No documento, o grupo denunciava a falta de condições mínimas de segurança para operar junto às bases e anunciava a decisão de não mais ir à campo sem a presença diária de forças de segurança locais. Também narrava dois ataques a armas de fogo contra a base Ituí/Itaquaí, um no dia 31 de outubro e outro no dia 3 de novembro, que entendeu como ‘tentativa de homicídio‘.
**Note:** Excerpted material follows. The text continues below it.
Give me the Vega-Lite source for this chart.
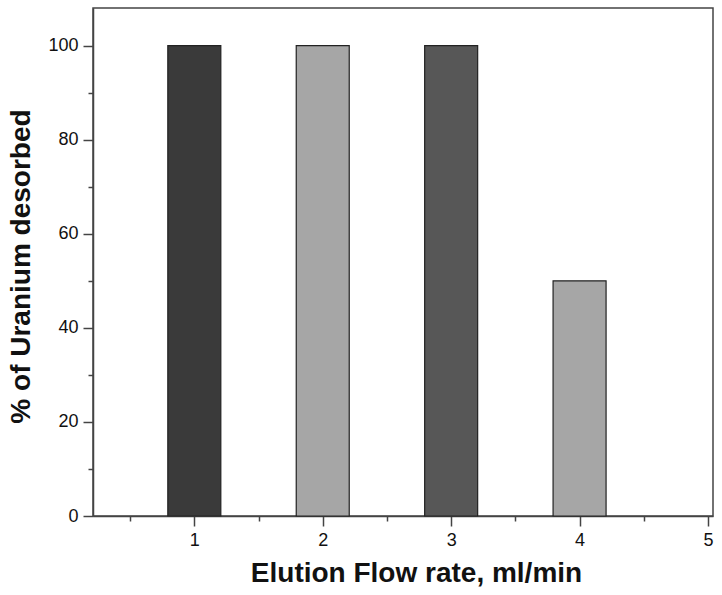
{
  "$schema": "https://vega.github.io/schema/vega-lite/v6.json",
  "width": 620,
  "height": 508,
  "autosize": "none",
  "padding": {"left": 93, "top": 8, "right": 9, "bottom": 79},
  "background": "white",
  "config": {
    "view": {"stroke": "#444444", "strokeWidth": 1.5},
    "axis": {
      "grid": false,
      "domainColor": "#444444",
      "domainWidth": 1.5,
      "tickColor": "#444444",
      "tickWidth": 1.5,
      "tickSize": 10,
      "labelFont": "Liberation Sans",
      "labelFontSize": 18,
      "labelColor": "#111111",
      "titleFont": "Liberation Sans",
      "titleFontSize": 28,
      "titleFontWeight": "bold",
      "titleColor": "#111111"
    }
  },
  "data": {
    "values": [
      {"flow": 1, "pct": 100},
      {"flow": 2, "pct": 100},
      {"flow": 3, "pct": 100},
      {"flow": 4, "pct": 50}
    ]
  },
  "layer": [
    {
      "mark": {"type": "bar", "width": 53, "stroke": "#222222", "strokeWidth": 1.2},
      "encoding": {
        "x": {
          "field": "flow", "type": "quantitative",
          "scale": {"domain": [0.25, 5], "nice": false, "zero": false},
          "axis": {"values": [1, 2, 3, 4, 5], "title": "Elution Flow rate, ml/min", "labelPadding": 5, "titlePadding": 10, "titleX": 323}
        },
        "y": {
          "field": "pct", "type": "quantitative",
          "scale": {"domain": [0, 108], "nice": false},
          "axis": {"values": [0, 20, 40, 60, 80, 100], "title": "% of Uranium desorbed", "labelPadding": 5, "titlePadding": 12, "titleY": 258}
        },
        "color": {
          "field": "flow", "type": "nominal",
          "scale": {"domain": [1, 2, 3, 4], "range": ["#3a3a3a", "#a6a6a6", "#575757", "#a6a6a6"]},
          "legend": null
        }
      }
    },
    {
      "mark": {"type": "bar", "width": 53, "opacity": 0},
      "encoding": {
        "x": {
          "field": "flow", "type": "quantitative",
          "scale": {"domain": [0.25, 5], "nice": false, "zero": false},
          "axis": {"values": [0.5, 1.5, 2.5, 3.5, 4.5], "labels": false, "title": null, "tickSize": 5, "domain": false, "orient": "bottom"}
        },
        "y": {
          "field": "pct", "type": "quantitative",
          "scale": {"domain": [0, 108], "nice": false},
          "axis": {"values": [10, 30, 50, 70, 90], "labels": false, "title": null, "tickSize": 5, "domain": false, "orient": "left"}
        }
      }
    }
  ],
  "resolve": {"axis": {"x": "independent", "y": "independent"}}
}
Na noite em questão, aproximadamente às 20h45, conforme explicitado em vídeo em anexo, uma canoa foi identificada pelo colaborador indígena que estava na atividade de foco noturno com lanternas potentes, que tem por objetivo inibir e identificar invasões através da confluência dos rios que nomeiam a Bape. A embarcação regional de madeira avistada aparentava possuir 12 metros e era tripulada por 6 a 8 homens que, ao serem identificados e iluminados pelo servidor que estava de plantão no foco, prontamente iniciaram disparos de armas de fogo, possivelmente calibre 16. A embarcação possuía grande volume de carga que, apesar de não poder ter sido identificada, sabe-se que muito provavelmente é constituída de recursos ambientais diversos de procedência ilegal“, narram os servidores da Funai sobre o ataque em outubro.

Adiante, os servidores reforçam que o sentimento de insegurança das equipes que atuam nas bases de proteção se intensificou um mês antes, com o assassinato do indigenista Maxciel Pereira dos Santos, em setembro. Max, como era conhecido, foi morto com dois tiros na nuca, na principal via pública de Tabatinga (AM), a Avenida da Amizade. Ele atuava na base de proteção da Funai no posto do Rio Curuçá.

Também foi encaminhada aos defensores da DPU uma manifestação dos servidores, em carta aberta, contra a a exoneração de Bruno Pereira como coordenador titular da Funai, questionando o seu afastamento sem critérios técnicos, e reforçando que o desmonte técnico, somados aos cortes e contingenciamento orçamentários, podiam fragilizar ainda mais a atuação das bases de proteção, diante o avanço da violência no Vale do Javari.

“Faltou presença do Estado”

O defensor público federal Renan Sotto Mayor de Oliveira confirmou que a DPU, em articulação com o Ministério Público Federal, acompanha o caso das ameaças contra Bruno Pereira desde 2019, relatadas em uma ação civil pública que tramita na Justiça Federal do Amazonas desde novembro do mesmo ano.

Na decisão assinada pela juíza da 1ª Vara Federal Cível, Jaiza Maria Pinto Fraxe, a União foi intimada a prestar imediato apoio operacional à entrada das equipes da Funai a campo no Vale do Javari, ‘devendo alocar os recursos materiais e orçamentários para garantir o apoio das atividades por no mínimo 6 meses”. Também ficou expressa a autorização ao MPF de requisitar o apoio da Polícia Federal, Polícia Militar, Exército Brasileiro (através do Comando Militar da Amazônia) e Força Nacional. A decisão destacava ainda que, em caso de eventual resistência por parte das autoridades citadas, seriam tomadas as providências jurídicas cabíveis.

“As ameaças ao Bruno já tinham decisão judicial relatando toda essa situação de violência geral no Vale do Javari, mas o que a gente percebe é que há necessidade de uma intervenção estrutural do estado”, pontuou o defensor. Segundo ele, um plano de proteção foi elaborado em parceria com Bruno Pereira, mas não chegou a sair do papel por aguardar aceite da Funai e posterior homologação por parte da Justiça.

“A atuação estrutural só vai se concretizar se as bases de proteção etnoambiental forem efetivamente estruturadas, o que infelizmente não existe. Então aguardamos a decisão da Justiça Federal para seguir essa estruturação e combater qualquer tipo de crime em terras indígenas, garimpo, pesca ilegal, caça”, completa.

Um dia antes da confirmação das mortes de Bruno Pereira e Dom Phillips, no âmbito da mesma ação civil pública de 2019, a DPU entrou com um pedido de tutela de urgência, acatado novamente pela Justiça Federal do Amazonas, solicitando o envio imediato de forças de segurança para acompanhar as buscas pelos ativistas, até então desaparecidos.